October 25, 2012, 9:43 PM — Think your enterprise has a big data problem? Consider New York City: With a population of 8.2 million, it is far-and-away the largest city in the U.S. And it generates data--a lot of data--most of it in highly fragmented silos contained within the many municipal agencies and departments that keep the Big Apple running.
It has business identification numbers (BINs), borough block and lot (BBL) tax numbers, business licenses, parking tickets, health inspections, traffic violations, crimes, ambulance calls, fires and more.

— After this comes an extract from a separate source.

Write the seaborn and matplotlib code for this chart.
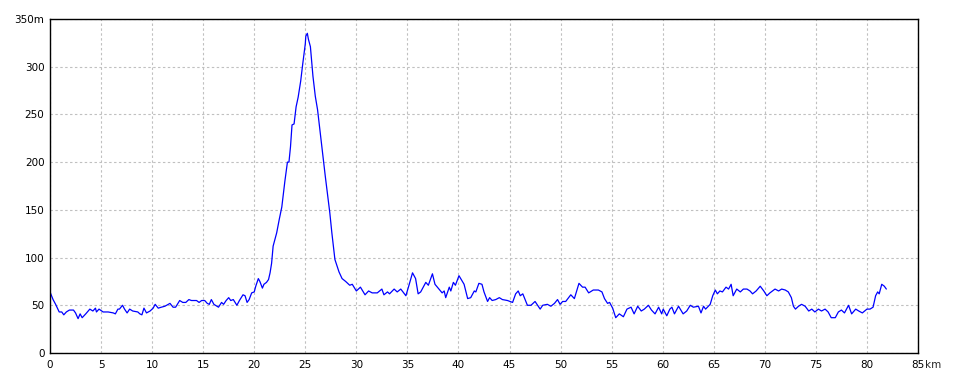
import matplotlib
matplotlib.use("Agg")
import matplotlib.pyplot as plt
import seaborn as sns
import pandas as pd

distance_km = [
    0, 0.3, 0.55, 0.9, 1.15, 1.35, 1.6, 1.9, 2.3, 2.5, 2.75, 2.95, 3.15, 3.5, 3.9, 4.2, 4.45, 4.55, 4.8, 5.2,
    5.7, 6.2, 6.4, 6.65, 6.8, 7.1, 7.3, 7.55, 7.8, 8.1, 8.6, 8.8, 9.0, 9.2, 9.45, 9.8, 10.1, 10.3, 10.6, 10.9,
    11.25, 11.75, 12.05, 12.3, 12.7, 13.0, 13.3, 13.6, 13.85, 14.35, 14.6, 14.85, 15.15, 15.4, 15.6, 15.8, 16.05, 16.5, 16.8, 17.0,
    17.25, 17.5, 17.7, 17.95, 18.3, 18.55, 18.9, 19.1, 19.3, 19.5, 19.75, 20.0, 20.15, 20.4, 20.55, 20.8, 20.95, 21.2, 21.4, 21.55,
    21.7, 21.85, 22.2, 22.45, 22.7, 22.85, 23.0, 23.25, 23.4, 23.55, 23.7, 23.9, 24.1, 24.3, 24.55, 24.75, 25.0, 25.05, 25.2, 25.3,
    25.5, 25.75, 25.98, 26.2, 26.47, 26.73, 26.96, 27.2, 27.4, 27.6, 27.9, 28.3, 28.6, 28.95, 29.35, 29.6, 30.0, 30.4, 30.85, 31.2,
    31.55, 32.05, 32.5, 32.7, 33.05, 33.25, 33.7, 34.0, 34.35, 34.85, 35.1, 35.5, 35.8, 36.05, 36.3, 36.8, 37.05, 37.45, 37.7, 38.25,
    38.4, 38.6, 38.75, 39.1, 39.25, 39.5, 39.7, 40.05, 40.55, 40.9, 41.2, 41.55, 41.7, 42.0, 42.3, 42.5, 42.85, 43.05, 43.3, 43.65,
    44.0, 44.3, 44.8, 45.3, 45.6, 45.85, 46.05, 46.3, 46.75, 47.1, 47.5, 47.75, 48.0, 48.25, 48.7, 49.05, 49.4, 49.7, 49.95, 50.2,
    50.5, 51.0, 51.35, 51.8, 52.15, 52.4, 52.75, 53.2, 53.7, 54.05, 54.3, 54.6, 54.8, 55.1, 55.4, 55.75, 56.15, 56.5, 56.9, 57.2,
    57.55, 57.9, 58.2, 58.6, 58.9, 59.25, 59.6, 59.9, 60.05, 60.4, 60.7, 60.9, 61.15, 61.55, 62.0, 62.35, 62.7, 63.0, 63.5, 63.75,
    64.0, 64.2, 64.65, 64.9, 65.15, 65.35, 65.6, 65.85, 66.2, 66.45, 66.7, 66.9, 67.25, 67.6, 67.9, 68.25, 68.55, 68.8, 69.15, 69.55,
    69.9, 70.2, 70.5, 71.0, 71.35, 71.65, 72.0, 72.3, 72.6, 72.8, 73.0, 73.3, 73.6, 73.95, 74.3, 74.6, 74.9, 75.25, 75.55, 75.9,
    76.2, 76.5, 76.9, 77.2, 77.5, 77.8, 78.2, 78.5, 78.9, 79.2, 79.55, 80.0, 80.3, 80.6, 80.85, 81.05, 81.2, 81.45, 81.7, 81.9,
]

elevation_m = [
    64, 56, 51, 43, 43, 40, 43, 45, 45, 42, 36, 41, 37, 41, 46, 44, 47, 43, 46, 43,
    43, 42, 41, 46, 46, 50, 46, 42, 46, 44, 43, 41, 40, 47, 42, 44, 47, 51, 47, 48,
    49, 52, 48, 48, 55, 53, 53, 56, 55, 55, 53, 55, 55, 52, 51, 56, 51, 48, 53, 51,
    55, 58, 55, 56, 50, 55, 61, 60, 53, 56, 63, 64, 70, 78, 75, 68, 72, 74, 77, 84,
    94, 112, 126, 140, 153, 167, 180, 200, 200, 216, 239, 240, 258, 268, 285, 303, 324, 332, 335, 329,
    321, 290, 269, 255, 230, 206, 185, 164, 147, 126, 98, 85, 78, 75, 71, 72, 65, 69, 61, 65,
    63, 63, 67, 61, 64, 62, 67, 64, 67, 60, 69, 84, 78, 62, 64, 74, 71, 83, 72, 65,
    63, 65, 58, 69, 65, 74, 71, 81, 72, 57, 58, 65, 64, 73, 72, 64, 54, 58, 55, 56,
    58, 56, 55, 53, 62, 65, 60, 62, 50, 50, 54, 50, 46, 50, 51, 49, 52, 56, 51, 54,
    54, 61, 57, 73, 69, 69, 63, 66, 66, 64, 57, 52, 53, 47, 37, 41, 38, 46, 48, 41,
    49, 44, 46, 50, 45, 41, 48, 41, 46, 39, 46, 48, 41, 49, 41, 44, 50, 48, 49, 42,
    49, 46, 51, 60, 66, 62, 65, 64, 69, 67, 72, 60, 67, 64, 67, 67, 65, 62, 65, 70,
    65, 60, 63, 67, 65, 67, 66, 64, 58, 49, 46, 49, 51, 49, 44, 46, 43, 46, 44, 46,
    43, 37, 37, 43, 45, 42, 50, 41, 46, 44, 42, 46, 46, 48, 60, 64, 62, 72, 70, 67,
]

x_ticks = [0, 5, 10, 15, 20, 25, 30, 35, 40, 45, 50, 55, 60, 65, 70, 75, 80, 85]
x_tick_labels = ["0", "5", "10", "15", "20", "25", "30", "35", "40", "45", "50", "55",
                 "60", "65", "70", "75", "80", "85"]
y_ticks = [0, 50, 100, 150, 200, 250, 300, 350]
y_tick_labels = ["0", "50", "100", "150", "200", "250", "300", "350m"]

df = pd.DataFrame({"km": distance_km, "m": elevation_m})

sns.set_style("white")
plt.rcParams["font.family"] = ["DejaVu Sans"]

fig = plt.figure(figsize=(9.6, 3.84), dpi=100)
ax = fig.add_axes([50 / 960, 31 / 384, 868 / 960, 334 / 384])

sns.lineplot(data=df, x="km", y="m", color="#0000ff", linewidth=0.9, ax=ax)

ax.set_xlim(0, 85)
ax.set_ylim(0, 350)
ax.set_xticks(x_ticks)
ax.set_xticklabels(x_tick_labels)
ax.set_yticks(y_ticks)
ax.set_yticklabels(y_tick_labels)
ax.tick_params(axis="both", length=0, labelsize=7.5, colors="black")
ax.tick_params(axis="x", pad=5)
ax.tick_params(axis="y", pad=4)
ax.set_xlabel("")
ax.set_ylabel("")

ax.grid(True, color="#c0c0c0", linestyle=(0, (2.2, 2.2)), linewidth=0.8)
ax.set_axisbelow(True)
for s in ax.spines.values():
    s.set_color("black")
    s.set_linewidth(1.0)

ax.annotate("km", xy=(85, 0), xycoords="data", xytext=(5, -5),
            textcoords="offset points", ha="left", va="top", fontsize=7.5)

fig.savefig("out.png", dpi=100, facecolor="white")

"We're here at the Hilton in New York," says Michael Flowers, analytics director for the New York City Mayor's Office of Policy and Strategic Planning and director of the Financial Crime Task Force of the City of New York, speaking at the O'Reilly Strata Conference + Hadoop World. "It's a latitude and longitude; it's a postal address. It's a borough block and lot tax number. It's a building identification number and a number of other things that for each agency indicates where it needs to go and what it needs to do." "But in terms of leveraging all that information on behalf of one another," Flowers says, "it becomes extraordinarily difficult from an ontology and taxonomy standpoint. Moreover, all of those pieces of information are stored in different parts of the city, so it's incredibly fragmented. The systems themselves range from the brand new and awesome to play with to things that really aren't that different from pong--old mainframe systems that are really difficult to play with."
NYC's 311 Receives More than 65,000 Calls a Day
To make matters even more challenging, New York City's 311 non-emergency line receives more than 65,000 calls a day--ranging from complaints about noise and reports of potholes and broken sidewalks to questions about obtaining a copy of a deed or whether it's legal to keep piranhas.
"We gear our allocation of our agency resources based on basically a simple queue," Flowers says. "A call comes in and we respond to that call."
The only problem: Calls to 311 aren't necessarily a good predictor of where those resources really need to go. They are data, but they're not complete data.
So Flowers undertook a skunkworks project for New York City Mayor Michael Bloomberg. He and his team needed to show the New York City governmental community how the city's massive volumes of data could be used to allocate resources more effectively.